Given information:
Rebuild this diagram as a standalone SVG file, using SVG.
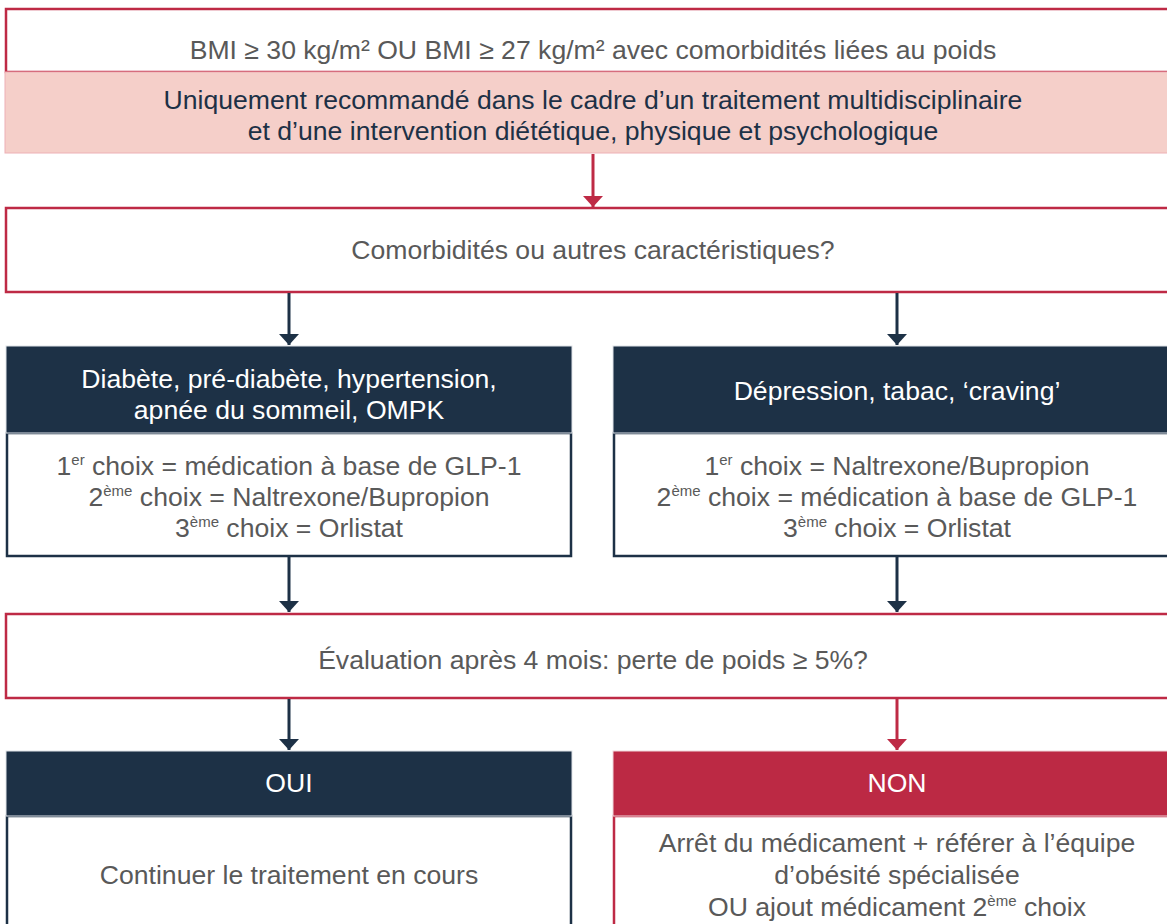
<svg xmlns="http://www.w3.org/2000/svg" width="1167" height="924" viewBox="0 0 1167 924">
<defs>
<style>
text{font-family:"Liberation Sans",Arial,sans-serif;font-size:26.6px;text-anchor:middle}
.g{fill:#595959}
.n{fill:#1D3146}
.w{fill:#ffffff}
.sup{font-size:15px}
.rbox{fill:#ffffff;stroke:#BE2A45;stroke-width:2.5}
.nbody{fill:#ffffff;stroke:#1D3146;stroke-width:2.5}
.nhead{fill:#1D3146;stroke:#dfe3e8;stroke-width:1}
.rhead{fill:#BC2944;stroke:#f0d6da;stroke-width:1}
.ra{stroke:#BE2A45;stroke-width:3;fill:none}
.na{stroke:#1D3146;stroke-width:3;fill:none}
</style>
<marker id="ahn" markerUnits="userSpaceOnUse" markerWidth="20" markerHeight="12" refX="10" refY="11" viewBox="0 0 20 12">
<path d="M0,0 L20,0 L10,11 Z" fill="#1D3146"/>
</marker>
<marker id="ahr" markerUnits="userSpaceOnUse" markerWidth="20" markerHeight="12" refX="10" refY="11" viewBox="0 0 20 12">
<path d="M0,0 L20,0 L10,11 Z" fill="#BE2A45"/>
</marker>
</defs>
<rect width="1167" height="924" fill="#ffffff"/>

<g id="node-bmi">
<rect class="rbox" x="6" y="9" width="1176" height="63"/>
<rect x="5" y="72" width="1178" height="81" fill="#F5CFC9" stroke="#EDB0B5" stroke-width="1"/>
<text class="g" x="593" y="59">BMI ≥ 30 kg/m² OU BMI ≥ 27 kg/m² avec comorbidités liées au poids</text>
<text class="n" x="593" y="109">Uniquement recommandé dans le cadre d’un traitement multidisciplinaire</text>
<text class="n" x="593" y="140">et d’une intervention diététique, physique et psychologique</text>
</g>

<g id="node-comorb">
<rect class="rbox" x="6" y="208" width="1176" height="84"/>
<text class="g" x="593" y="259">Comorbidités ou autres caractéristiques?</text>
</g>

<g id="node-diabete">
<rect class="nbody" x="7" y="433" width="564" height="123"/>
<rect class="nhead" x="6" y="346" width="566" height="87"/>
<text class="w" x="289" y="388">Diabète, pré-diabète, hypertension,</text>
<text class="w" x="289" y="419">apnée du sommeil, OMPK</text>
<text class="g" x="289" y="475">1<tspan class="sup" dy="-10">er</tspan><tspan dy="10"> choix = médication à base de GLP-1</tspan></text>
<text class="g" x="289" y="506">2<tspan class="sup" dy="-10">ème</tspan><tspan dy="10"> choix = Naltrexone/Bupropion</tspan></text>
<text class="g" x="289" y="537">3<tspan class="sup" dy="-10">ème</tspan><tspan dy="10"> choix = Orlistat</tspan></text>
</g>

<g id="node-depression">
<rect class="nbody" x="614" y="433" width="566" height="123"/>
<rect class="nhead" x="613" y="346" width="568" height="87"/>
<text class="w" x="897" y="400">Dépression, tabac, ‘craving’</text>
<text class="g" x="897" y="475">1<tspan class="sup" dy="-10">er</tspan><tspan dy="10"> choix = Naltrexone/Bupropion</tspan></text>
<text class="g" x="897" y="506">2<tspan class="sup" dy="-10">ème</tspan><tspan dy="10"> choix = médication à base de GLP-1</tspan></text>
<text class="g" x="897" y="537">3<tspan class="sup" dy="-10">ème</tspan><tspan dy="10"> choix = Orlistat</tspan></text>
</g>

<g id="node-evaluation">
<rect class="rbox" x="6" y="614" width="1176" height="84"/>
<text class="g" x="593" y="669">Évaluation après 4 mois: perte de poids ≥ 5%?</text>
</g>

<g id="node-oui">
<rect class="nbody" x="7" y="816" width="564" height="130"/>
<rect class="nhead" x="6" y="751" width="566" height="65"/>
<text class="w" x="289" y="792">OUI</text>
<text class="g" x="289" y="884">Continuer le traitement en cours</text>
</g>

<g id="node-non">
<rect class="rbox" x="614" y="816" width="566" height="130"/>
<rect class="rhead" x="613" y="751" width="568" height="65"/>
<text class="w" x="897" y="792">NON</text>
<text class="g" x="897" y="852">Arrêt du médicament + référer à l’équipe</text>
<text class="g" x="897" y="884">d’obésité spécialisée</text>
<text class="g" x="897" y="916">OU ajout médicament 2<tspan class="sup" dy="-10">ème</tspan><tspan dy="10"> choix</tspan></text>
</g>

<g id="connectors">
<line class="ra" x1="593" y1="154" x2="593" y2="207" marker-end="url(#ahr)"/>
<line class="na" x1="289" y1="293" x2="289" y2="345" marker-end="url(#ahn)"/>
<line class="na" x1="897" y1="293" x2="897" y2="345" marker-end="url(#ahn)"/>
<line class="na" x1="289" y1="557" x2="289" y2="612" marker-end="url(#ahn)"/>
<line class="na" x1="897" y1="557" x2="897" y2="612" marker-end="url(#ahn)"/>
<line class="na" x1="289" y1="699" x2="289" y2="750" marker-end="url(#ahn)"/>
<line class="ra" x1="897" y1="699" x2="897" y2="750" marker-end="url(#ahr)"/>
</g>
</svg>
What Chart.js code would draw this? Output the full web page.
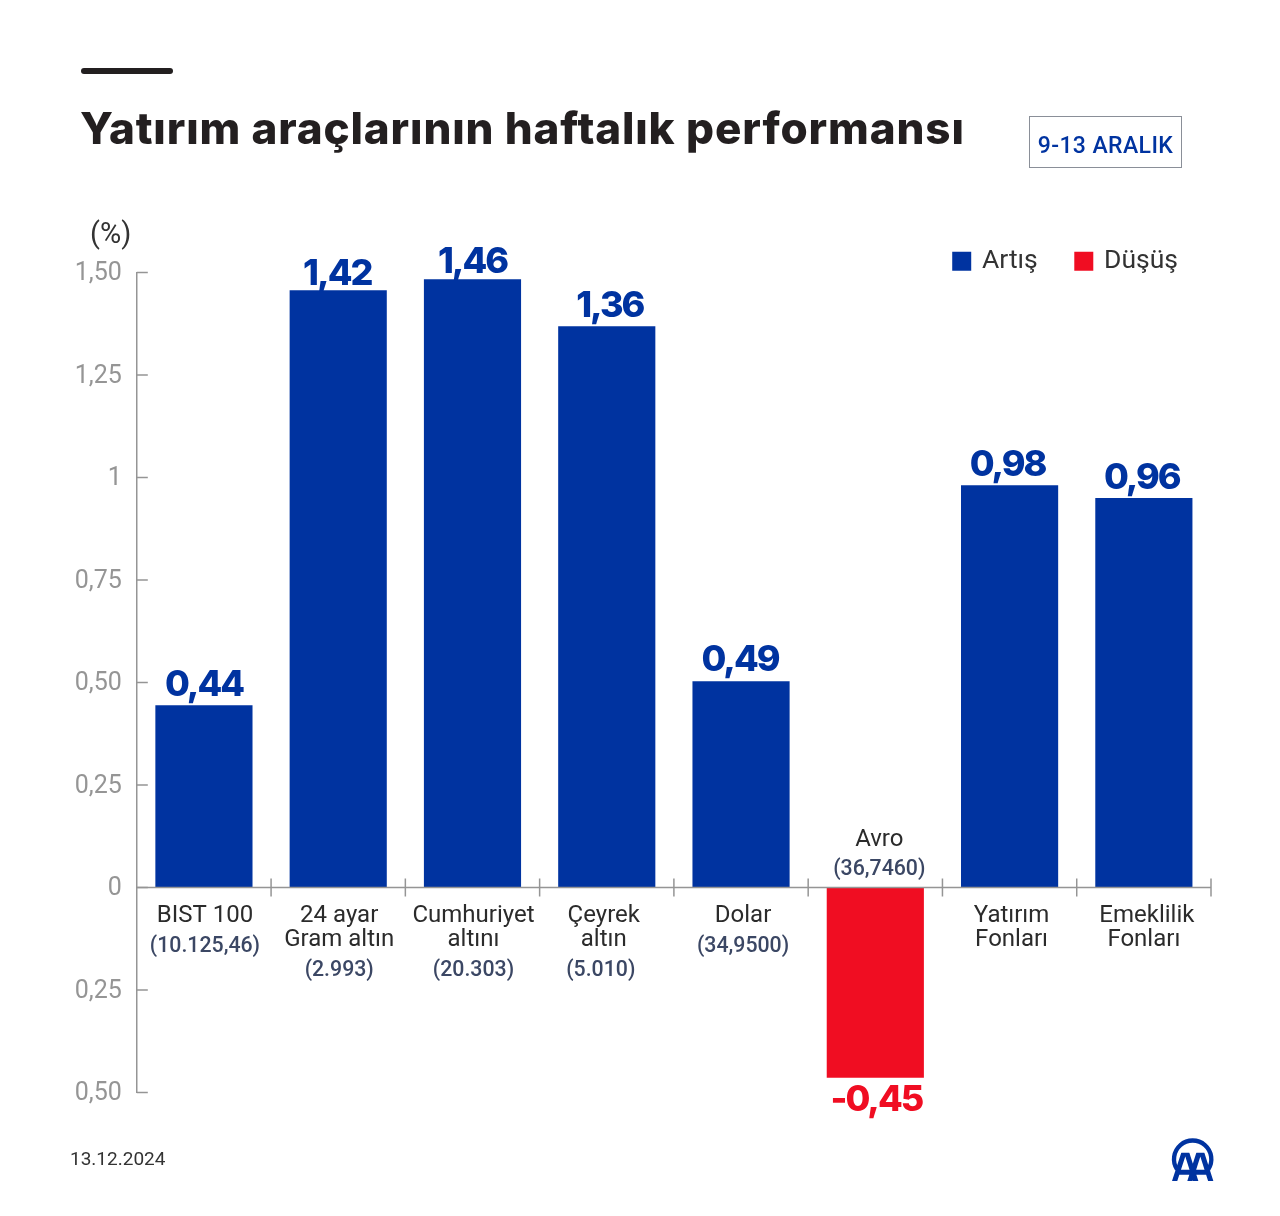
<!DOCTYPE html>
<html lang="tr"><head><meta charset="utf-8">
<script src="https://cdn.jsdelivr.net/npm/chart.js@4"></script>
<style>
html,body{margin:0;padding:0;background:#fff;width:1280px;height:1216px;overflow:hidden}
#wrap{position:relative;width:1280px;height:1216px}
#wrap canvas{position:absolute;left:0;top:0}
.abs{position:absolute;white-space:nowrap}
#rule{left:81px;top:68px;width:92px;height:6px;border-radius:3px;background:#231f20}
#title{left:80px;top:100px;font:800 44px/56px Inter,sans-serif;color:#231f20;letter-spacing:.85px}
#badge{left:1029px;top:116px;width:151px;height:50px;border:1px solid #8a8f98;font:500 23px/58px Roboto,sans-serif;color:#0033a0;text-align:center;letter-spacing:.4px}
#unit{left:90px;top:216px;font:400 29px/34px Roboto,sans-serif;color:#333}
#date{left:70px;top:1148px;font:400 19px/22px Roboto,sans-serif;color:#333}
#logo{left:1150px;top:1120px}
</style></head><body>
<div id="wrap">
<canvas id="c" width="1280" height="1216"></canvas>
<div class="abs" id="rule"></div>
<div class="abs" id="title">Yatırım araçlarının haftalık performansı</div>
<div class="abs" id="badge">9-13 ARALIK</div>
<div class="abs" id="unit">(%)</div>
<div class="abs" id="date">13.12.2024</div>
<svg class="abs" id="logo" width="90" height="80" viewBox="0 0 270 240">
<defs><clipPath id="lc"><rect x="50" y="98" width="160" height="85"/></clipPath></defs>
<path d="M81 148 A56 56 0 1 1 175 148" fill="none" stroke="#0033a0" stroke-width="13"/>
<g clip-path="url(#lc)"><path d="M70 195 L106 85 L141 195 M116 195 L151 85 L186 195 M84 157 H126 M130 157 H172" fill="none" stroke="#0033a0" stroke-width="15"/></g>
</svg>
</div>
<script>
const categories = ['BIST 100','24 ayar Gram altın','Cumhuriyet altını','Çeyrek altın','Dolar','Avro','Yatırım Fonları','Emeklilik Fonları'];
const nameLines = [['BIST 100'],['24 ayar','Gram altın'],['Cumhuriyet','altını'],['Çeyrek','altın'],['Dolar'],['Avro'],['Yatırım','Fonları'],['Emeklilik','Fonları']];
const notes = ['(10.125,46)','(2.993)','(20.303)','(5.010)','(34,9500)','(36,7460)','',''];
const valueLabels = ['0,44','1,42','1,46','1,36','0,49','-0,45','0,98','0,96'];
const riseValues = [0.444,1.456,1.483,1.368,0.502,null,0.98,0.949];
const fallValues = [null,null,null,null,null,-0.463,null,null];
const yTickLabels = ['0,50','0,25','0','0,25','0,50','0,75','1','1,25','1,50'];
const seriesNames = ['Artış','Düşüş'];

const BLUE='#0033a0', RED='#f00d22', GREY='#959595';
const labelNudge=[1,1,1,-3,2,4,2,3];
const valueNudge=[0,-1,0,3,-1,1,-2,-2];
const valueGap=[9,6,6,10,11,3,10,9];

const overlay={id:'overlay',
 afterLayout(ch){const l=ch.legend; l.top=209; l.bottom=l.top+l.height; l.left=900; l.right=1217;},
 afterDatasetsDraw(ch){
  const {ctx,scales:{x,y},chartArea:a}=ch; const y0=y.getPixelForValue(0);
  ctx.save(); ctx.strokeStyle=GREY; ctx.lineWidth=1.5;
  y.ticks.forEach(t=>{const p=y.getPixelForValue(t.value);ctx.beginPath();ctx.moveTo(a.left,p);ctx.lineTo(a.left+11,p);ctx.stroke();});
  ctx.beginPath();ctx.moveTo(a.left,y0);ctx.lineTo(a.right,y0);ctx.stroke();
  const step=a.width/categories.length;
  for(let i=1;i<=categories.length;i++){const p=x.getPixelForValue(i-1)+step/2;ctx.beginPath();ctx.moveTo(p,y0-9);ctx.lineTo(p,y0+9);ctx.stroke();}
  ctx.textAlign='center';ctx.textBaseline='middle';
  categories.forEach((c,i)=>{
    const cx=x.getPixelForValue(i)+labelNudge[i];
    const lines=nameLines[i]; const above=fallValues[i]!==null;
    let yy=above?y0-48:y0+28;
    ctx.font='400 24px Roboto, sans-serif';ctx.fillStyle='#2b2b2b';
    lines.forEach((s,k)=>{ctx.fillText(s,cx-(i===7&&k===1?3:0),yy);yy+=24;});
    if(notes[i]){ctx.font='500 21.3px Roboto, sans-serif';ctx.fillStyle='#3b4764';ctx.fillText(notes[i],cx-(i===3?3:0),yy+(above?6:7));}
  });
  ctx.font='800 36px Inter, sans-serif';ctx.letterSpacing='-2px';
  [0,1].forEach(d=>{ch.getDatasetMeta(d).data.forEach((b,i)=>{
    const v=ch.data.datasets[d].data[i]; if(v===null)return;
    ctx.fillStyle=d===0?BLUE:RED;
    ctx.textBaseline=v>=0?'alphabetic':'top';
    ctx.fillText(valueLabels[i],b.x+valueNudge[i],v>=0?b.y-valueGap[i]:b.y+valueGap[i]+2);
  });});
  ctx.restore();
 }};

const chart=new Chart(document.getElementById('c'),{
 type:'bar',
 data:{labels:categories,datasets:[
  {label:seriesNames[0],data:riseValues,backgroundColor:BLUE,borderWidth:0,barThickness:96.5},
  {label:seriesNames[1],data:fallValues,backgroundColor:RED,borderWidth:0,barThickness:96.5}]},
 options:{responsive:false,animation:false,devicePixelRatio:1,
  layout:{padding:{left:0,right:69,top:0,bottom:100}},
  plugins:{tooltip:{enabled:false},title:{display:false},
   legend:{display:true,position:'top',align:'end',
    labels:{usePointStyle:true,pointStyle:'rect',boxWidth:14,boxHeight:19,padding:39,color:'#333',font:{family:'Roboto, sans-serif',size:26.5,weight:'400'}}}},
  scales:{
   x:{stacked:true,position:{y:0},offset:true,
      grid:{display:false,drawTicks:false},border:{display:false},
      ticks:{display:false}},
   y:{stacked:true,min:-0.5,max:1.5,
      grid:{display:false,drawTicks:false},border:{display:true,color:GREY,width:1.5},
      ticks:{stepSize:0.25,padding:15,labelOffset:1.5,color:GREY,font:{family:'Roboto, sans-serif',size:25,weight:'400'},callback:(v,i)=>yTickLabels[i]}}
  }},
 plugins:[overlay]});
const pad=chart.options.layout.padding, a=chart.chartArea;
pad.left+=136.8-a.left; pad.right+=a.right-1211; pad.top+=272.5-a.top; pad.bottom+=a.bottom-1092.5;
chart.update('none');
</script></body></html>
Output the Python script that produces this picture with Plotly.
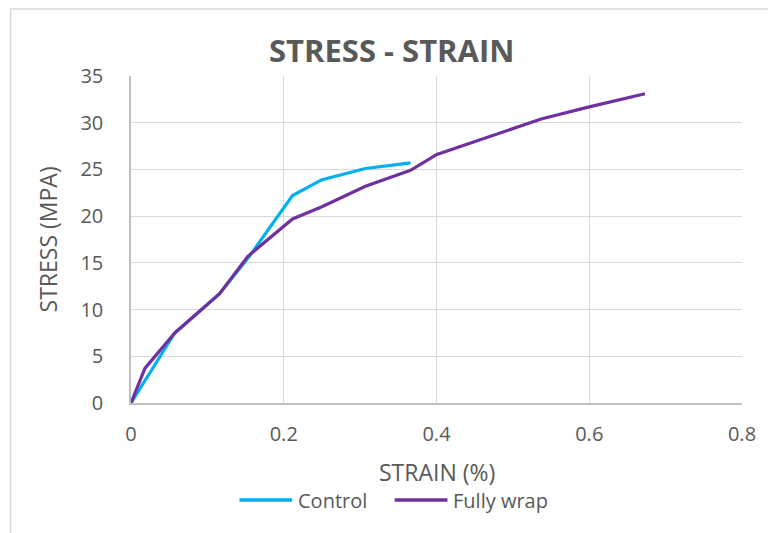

The request:
For the data above, state how many lines contain "Output"; the number is the whole answer.

Exercise response:
2